• Requirements: Using the material below, print the line that contains "What Bokeh code", the line that contains "from bokeh.resources import INLINE", and every line in between, exactly and nothing else.

• Provided information:
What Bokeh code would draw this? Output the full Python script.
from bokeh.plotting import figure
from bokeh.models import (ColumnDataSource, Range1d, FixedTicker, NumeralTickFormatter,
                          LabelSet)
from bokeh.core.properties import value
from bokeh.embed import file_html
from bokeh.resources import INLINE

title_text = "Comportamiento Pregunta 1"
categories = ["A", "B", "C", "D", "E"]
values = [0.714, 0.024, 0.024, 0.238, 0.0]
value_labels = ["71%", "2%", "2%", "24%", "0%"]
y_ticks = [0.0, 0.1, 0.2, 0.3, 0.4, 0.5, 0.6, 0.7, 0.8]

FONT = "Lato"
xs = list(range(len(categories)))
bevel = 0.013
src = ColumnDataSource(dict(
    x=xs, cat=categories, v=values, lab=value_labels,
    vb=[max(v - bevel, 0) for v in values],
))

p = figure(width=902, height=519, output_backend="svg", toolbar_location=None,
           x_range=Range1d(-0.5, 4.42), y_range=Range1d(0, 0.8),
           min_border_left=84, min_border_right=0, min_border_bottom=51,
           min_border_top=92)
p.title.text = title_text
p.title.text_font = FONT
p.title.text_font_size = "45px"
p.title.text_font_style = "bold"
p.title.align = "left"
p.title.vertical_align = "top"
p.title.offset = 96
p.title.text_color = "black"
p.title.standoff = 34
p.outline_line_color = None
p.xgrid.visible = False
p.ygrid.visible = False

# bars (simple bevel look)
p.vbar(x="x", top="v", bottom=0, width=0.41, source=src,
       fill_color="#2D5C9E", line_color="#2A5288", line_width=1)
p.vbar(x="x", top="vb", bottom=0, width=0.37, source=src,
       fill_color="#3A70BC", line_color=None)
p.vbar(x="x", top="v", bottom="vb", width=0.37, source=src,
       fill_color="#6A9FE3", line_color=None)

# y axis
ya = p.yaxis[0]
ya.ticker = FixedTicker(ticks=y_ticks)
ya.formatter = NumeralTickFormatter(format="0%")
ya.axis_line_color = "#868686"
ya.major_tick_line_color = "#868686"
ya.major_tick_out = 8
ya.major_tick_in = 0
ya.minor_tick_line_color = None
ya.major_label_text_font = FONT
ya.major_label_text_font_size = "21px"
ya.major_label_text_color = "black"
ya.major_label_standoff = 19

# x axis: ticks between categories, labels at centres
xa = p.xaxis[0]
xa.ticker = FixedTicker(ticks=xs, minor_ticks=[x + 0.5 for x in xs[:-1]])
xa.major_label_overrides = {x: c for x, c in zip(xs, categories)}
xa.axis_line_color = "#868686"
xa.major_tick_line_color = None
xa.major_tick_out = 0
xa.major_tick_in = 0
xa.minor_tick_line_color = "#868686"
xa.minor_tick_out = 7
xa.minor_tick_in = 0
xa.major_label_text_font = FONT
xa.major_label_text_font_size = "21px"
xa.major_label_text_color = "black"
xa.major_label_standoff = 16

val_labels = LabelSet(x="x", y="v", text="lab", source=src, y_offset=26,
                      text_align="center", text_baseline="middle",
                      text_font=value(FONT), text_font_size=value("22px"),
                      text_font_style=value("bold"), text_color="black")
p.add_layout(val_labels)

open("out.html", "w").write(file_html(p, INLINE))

---

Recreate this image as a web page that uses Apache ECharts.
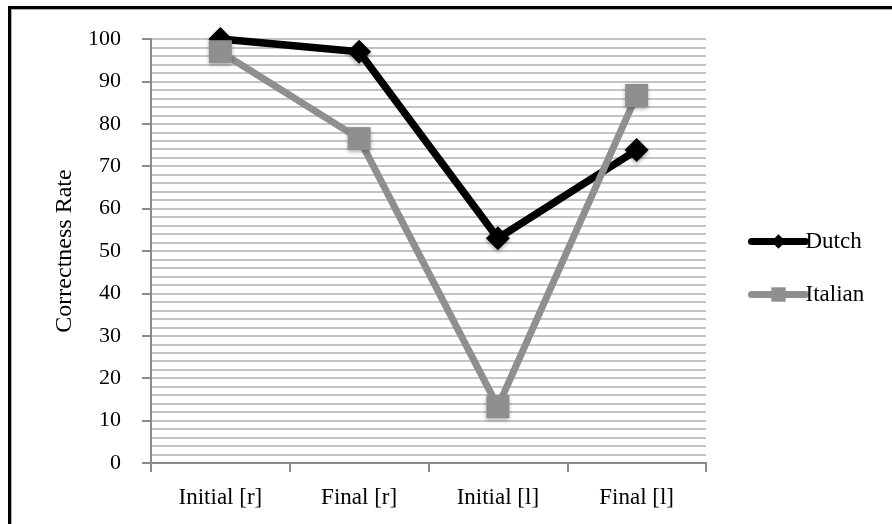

==

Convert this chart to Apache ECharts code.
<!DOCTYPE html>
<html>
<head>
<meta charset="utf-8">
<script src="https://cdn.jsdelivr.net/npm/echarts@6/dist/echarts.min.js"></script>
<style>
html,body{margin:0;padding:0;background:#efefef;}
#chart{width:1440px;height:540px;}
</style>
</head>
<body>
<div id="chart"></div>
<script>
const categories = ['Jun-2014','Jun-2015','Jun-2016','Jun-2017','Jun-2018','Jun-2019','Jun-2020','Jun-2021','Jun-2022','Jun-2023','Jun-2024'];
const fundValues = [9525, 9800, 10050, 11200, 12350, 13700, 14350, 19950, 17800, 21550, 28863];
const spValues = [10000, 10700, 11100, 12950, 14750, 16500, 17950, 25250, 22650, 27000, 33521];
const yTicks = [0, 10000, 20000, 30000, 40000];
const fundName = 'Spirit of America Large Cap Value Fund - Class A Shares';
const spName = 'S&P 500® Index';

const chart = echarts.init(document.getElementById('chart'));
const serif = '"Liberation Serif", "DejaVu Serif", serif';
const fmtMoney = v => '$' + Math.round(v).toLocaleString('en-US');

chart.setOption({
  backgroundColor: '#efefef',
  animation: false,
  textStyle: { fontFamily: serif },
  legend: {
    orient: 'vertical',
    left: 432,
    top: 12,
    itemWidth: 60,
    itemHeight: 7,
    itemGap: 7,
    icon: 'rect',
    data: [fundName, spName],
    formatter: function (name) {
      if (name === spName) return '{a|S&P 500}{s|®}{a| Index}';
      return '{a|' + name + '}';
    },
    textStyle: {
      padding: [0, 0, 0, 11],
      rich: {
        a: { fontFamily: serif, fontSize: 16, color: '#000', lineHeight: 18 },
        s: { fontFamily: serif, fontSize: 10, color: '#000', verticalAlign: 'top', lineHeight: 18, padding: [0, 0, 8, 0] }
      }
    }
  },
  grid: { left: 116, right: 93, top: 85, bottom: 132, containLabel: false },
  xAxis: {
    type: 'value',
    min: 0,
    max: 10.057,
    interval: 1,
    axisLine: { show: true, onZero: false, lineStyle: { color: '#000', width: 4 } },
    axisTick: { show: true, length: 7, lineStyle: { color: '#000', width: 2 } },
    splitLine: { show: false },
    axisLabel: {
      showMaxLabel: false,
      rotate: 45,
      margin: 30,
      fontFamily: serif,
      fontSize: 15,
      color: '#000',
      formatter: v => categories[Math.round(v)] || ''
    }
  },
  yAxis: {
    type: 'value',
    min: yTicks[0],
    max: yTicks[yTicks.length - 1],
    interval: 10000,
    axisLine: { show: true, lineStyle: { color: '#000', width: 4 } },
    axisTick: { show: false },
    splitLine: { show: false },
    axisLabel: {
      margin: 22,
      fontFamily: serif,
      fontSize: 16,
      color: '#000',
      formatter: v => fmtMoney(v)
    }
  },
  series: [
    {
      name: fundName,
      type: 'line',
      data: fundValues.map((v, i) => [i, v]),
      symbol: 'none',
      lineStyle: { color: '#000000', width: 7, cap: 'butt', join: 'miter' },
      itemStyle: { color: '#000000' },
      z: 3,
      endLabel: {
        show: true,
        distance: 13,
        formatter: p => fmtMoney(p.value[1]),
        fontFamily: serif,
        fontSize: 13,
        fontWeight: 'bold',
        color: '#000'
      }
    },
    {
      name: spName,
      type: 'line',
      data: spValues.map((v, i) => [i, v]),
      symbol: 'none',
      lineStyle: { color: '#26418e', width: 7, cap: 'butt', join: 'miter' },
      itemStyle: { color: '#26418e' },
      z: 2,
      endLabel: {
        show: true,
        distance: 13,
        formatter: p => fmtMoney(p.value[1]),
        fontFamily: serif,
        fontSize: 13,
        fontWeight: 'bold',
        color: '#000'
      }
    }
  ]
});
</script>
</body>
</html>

• Answer to this task:
What Bokeh code would draw this? Output the full Python script.
from bokeh.plotting import figure
from bokeh.models import (ColumnDataSource, Range1d, FixedTicker, NumeralTickFormatter,
                          LabelSet)
from bokeh.core.properties import value
from bokeh.embed import file_html
from bokeh.resources import INLINE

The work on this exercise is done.